Acknowledged, Ignored, or Shredded

The experiments described in The Journal of Economic Behavior & Organization research paper are both quite simple. Yet they capture fundamental truths about how we relate to the work we do.

Imagine you’re one of the MIT students who volunteered for the experiments described below. What would you do?

Experiment #1

In the first experiment, you’re handed a sheet of paper filled with typed letters and paid 55 cents for finding ten instances of two consecutive ones. You’ll be paid 50 cents for analyzing a second page, 45 cents for a third page, and so on. Participants perform the task under one of three conditions. (Subjects didn’t know about the other conditions or their labels.) 

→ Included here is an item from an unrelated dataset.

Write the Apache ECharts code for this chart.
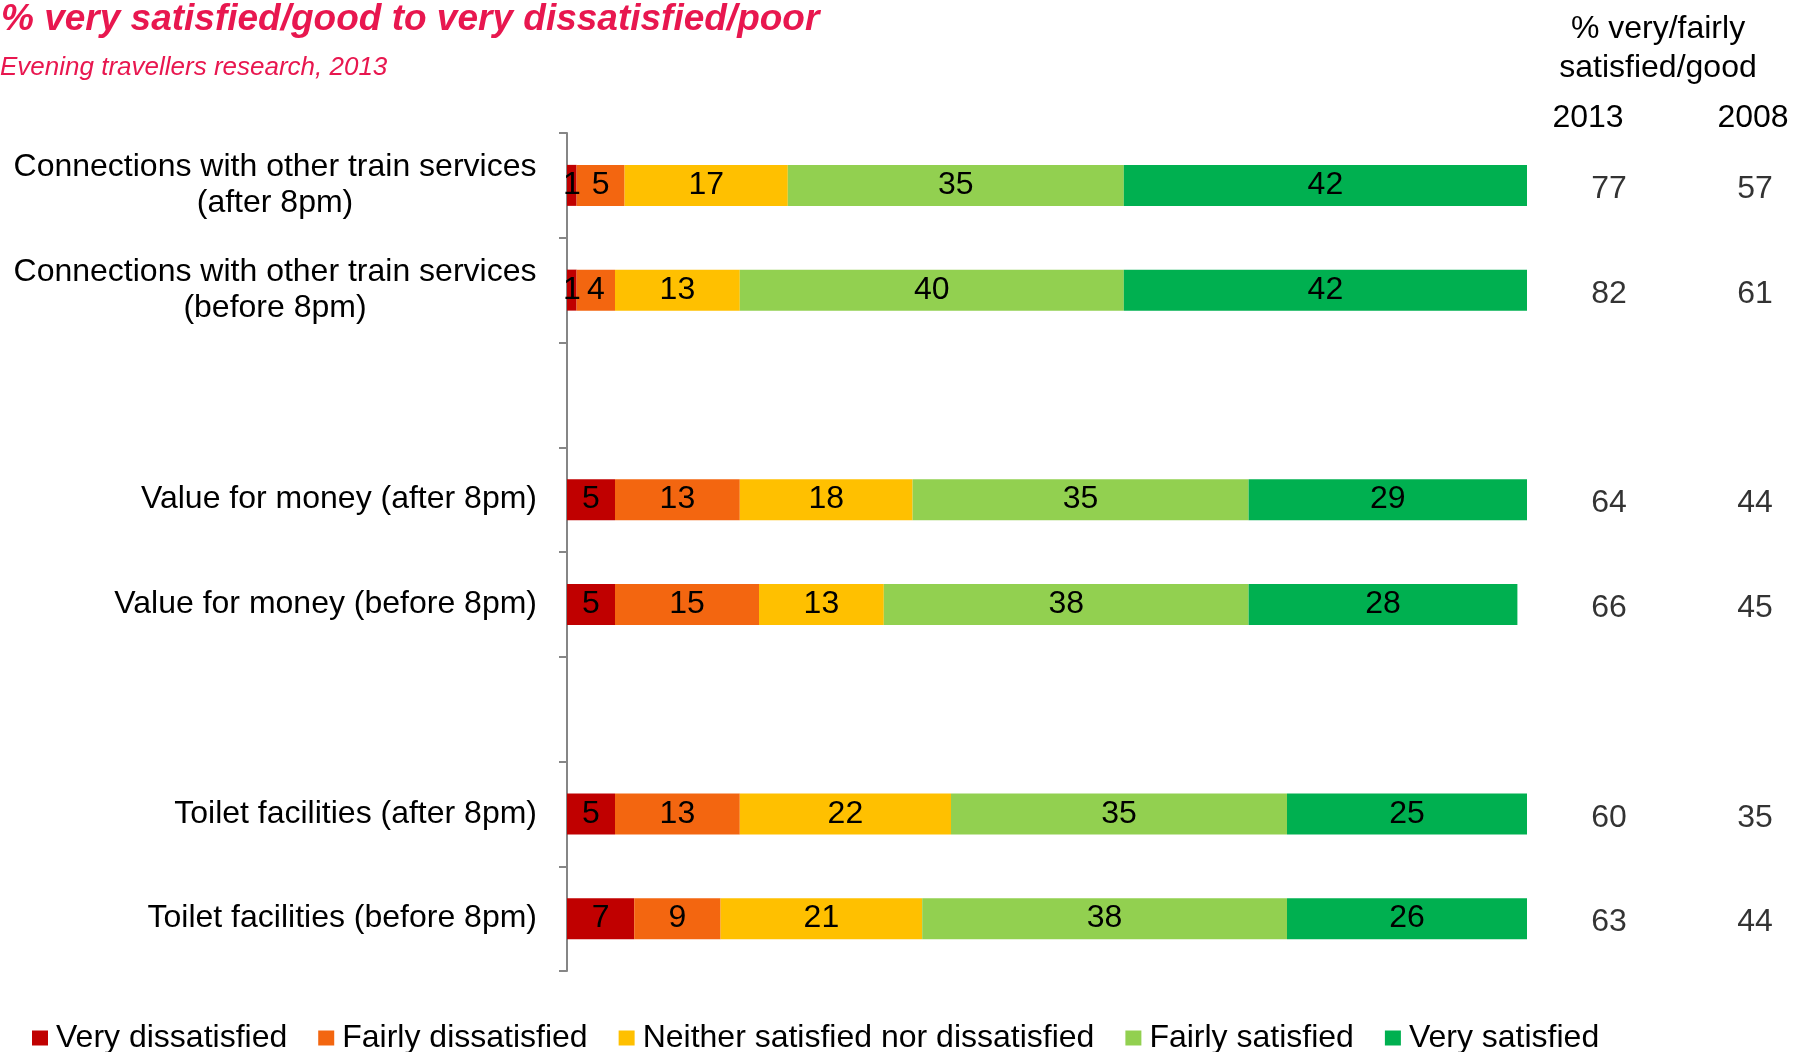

In the Acknowledged condition, the subjects were asked to write their name on each sheet prior to starting the task. The instructions explained that after completing the task, they would hand the sheet over to the experimenter who would examine it and file it away in a folder. 

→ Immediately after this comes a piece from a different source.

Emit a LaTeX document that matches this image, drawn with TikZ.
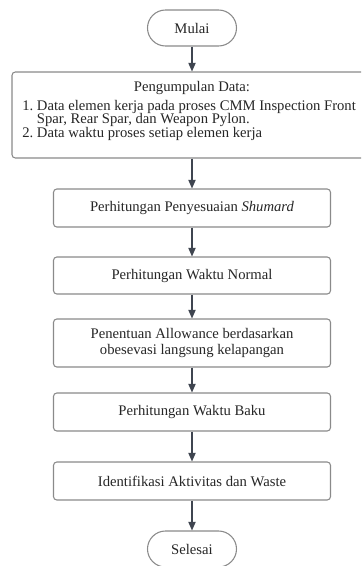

In the Ignored condition, the subjects were not instructed to write their name on the sheets, and in fact none did so. Moreover, the instructions explained that, after the subject completed the task, the experimenter would place the sheet on a high stack of papers. The experimenter in fact did so without examining the completed sheets. 

The Shredded condition was the same as the Ignored condition except that the instructions explained that the completed sheets would be immediately put through a paper shredder. As the subjects turned in the sheets, the experimenter shredded them without a glance.

Under which condition would you perform more work?

Experiment #2 

In the second experiment, you are asked to build a kind of Lego figure called a Bionicle. You’re paid $2 for the first one you build, eleven cents less for the next one, and so on down to 2 cents for the twentieth Bionicle and beyond. In this experiment, there are two conditions.

In the Meaningful condition, after the subject would build each Bionicle, he would place it on the desk in front of him, and the experimenter would give him a new box with new Bionicle pieces. Hence, as the session progressed, the completed Bionicles would accumulate on the desk. 

In the Sisyphus condition, there were only two boxes. After the subject completed the first Bionicle and began working on the second, the experimenter would disassemble the first Bionicle into pieces and place the pieces back into the box. Hence, the Bionicles could not accumulate; after the second Bionicle, the subject was always rebuilding previously assembled pieces that had been taken apart by the experimenter.

Under which condition would you perform more work?

Results

You can readily guess that the MIT students did more work if they were in the Acknowledged or Meaningful conditions. What most people can’t guess is just how much more work. “Almost half of the subjects in the Acknowledged condition were willing to work until the wage dropped all the way to zero,” far out-pacing the other students. Subjects in the Meaningful condition built 40% more Bionicles, and also built them faster. The small signals of recognition and purpose made a significant difference. 

One of the researchers, Dan Ariely, describes the results in a popular TED talk titled “What makes us feel good about our work?” Recognition and purpose needn’t be lofty ideals, he said. They can be as simple as someone acknowledging your work and making it possible for you to see that you contribute, even tangentially, to some objective. 

Perhaps, like me, you’ve had bosses who have done the equivalent of ignoring or shredding your work. What do you do when that happens? Do you hope they’ll change, or pray for a new boss? How do you feel?

Whenever I found myself working in the “pointless” condition, I would be miserable. Then I learned how to make my work visible so others could see it and use it. That made it possible for me to gain a feeling of recognition and purpose from anywhere, from anyone. It made my work better and made me happier.

“Identity, pride, and meaning are all left out from standard models of labor supply,” the researchers said, “but ignoring the dimension of meaning may be quite expensive, for employer and for society.”

What conditions are you working in? What will you do about it?